There has been a recent increase in coal prices. When coal availability has gone up, should prices go up/ And, and what will be the impact of it on your tariffs?
As a consumer of coal, we would want its price to be low but Coal India is saying they have rationalised prices. They have reduced it for higher grades and increased these for the lower grades. We estimate a net increase of seven to eight paise a unit in energy charges. For the consumer, the increase is 1.5 times more, due to transmission losses and other discom losses.
NTPC is the only power company that is adding generation capacity in a market with tepid demand. Should there be capacity addition and is it because yours is a government company?
It is not because we are a PSU (public sector unit). We have to meet the energy requirement. Power demand is growing at six-seven per cent (yearly), so capacity addition is required anyway. As no one else is investing in this scenario, we are taking the lead. We are 47,178 Mw of generation capacity, a sixth of the country’s, whereas we are supplying a fourth of the country’s energy.
Besides, at some point, we will have to replace old assets, though we will be cautious about keeping our costs low.
How do you plan to fund the expansion?
We will raise the money as and when the requirement arises for adding 24,000 Mw. We have a capital expenditure plan of Rs 30,000 crore this year, of which Rs 10,000 crore would be from our internal sources and the balance through debt.
NTPC was also trying to buy out plants in distress. What is the status?
If there are good assets which are commercially viable, we would look at these. Last year, we had done a comprehensive study and could not find any assets suitable for us. From all angles, it has to be viable for us. Either the expectation was too high or the assets were not of good standard. As of now, we are looking at a state government asset.
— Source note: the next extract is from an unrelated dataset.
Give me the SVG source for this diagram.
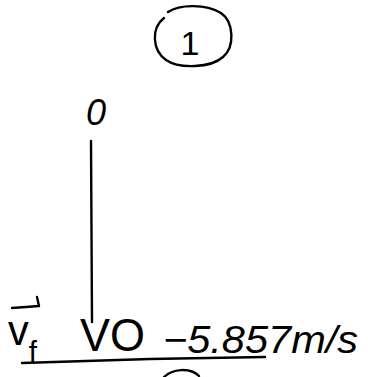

Many of the independent power producers are having different challenges and some of the projects are not complete or there is some issue with contracting agencies. But, it is not a one-off exercise. We will look at an asset if it is good enough. We will be comfortable if lenders are taking over, rather than directly talking to the developers.
Are you looking at acquisitions in the renewable (energy) space?
Why should we acquire in renewables? We would be building more new assets; the country requires additional green capacity. Nevertheless, the challenge in acquiring renewable assets would be similar. In hydro, we will not look for a very small project but a decent size, of more than 100 Mw.
Is anyone looking at gas? We, too, do not have any plan.